Isi nilai kosong NA dengan nilai yang sudah ditetapkan.
anime$Prem_Season <- ifelse(as.numeric(format.Date(anime$start_date, "%m")) %in% c(12,1,2), "Winter",
ifelse(as.numeric(format.Date(anime$start_date, "%m")) %in% c(3,4,5), "Spring",
ifelse(as.numeric(format.Date(anime$start_date, "%m")) %in% c(6,7,8), "Summer",
ifelse(as.numeric(format.Date(anime$start_date, "%m")) %in% c(9,10,11), "Fall",
no = NA ))))
Ubah nilai Unknown pada kolom source dan broad_day menjadi NA. ubah tipe data kolom yang baru dibuat dan belum sesuai.
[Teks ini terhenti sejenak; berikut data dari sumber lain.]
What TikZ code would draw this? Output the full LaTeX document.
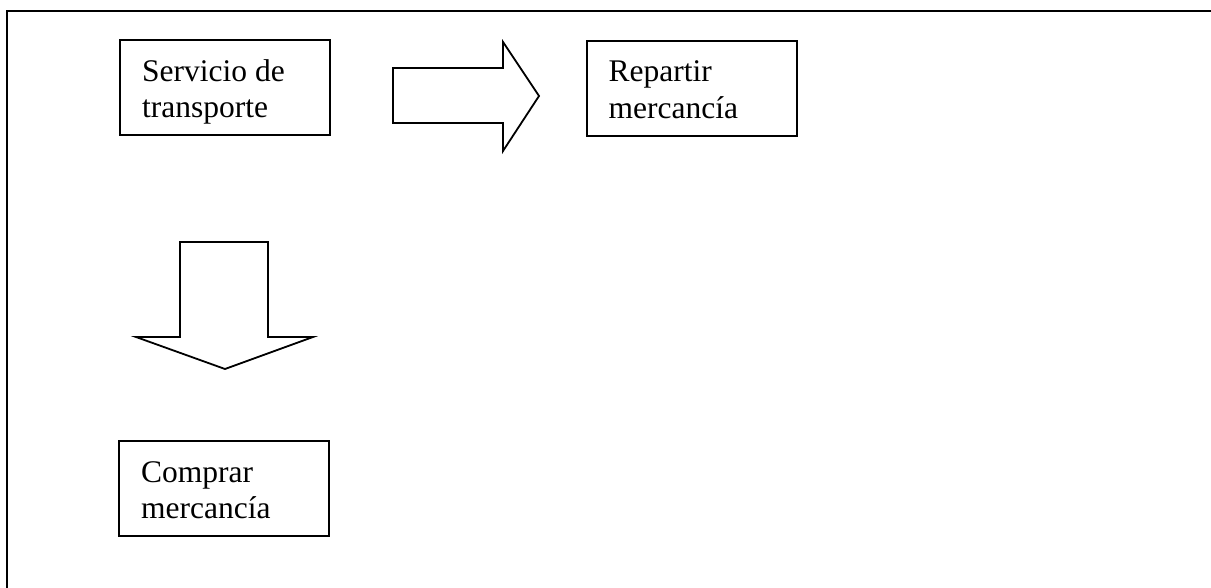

anime$source[anime$source == 'Unknown'] <- NA
anime$Broad_Day[anime$Broad_Day == "Not"] <- NA
anime$Broad_Day[anime$Broad_Day == "Not"] <- NA
anime$Broad_Day[anime$Broad_Day == 'Unknown'] <- NA
anime$rating <- as.factor(anime$rating)
anime$Prem_Season <- as.factor(anime$Prem_Season)
anime$Broad_Day <- as.factor(anime$Broad_Day)
anime$Prem_Year <- as.numeric(anime$Prem_Year)
names(anime)
## [1] "animeID" "name" "type" "source" "producers"
## [6] "genre" "studio" "episodes" "airing" "start_date"
## [11] "duration" "rating" "score" "scored_by" "rank"
## [16] "popularity" "members" "favorites" "Prem_Season" "Prem_Year"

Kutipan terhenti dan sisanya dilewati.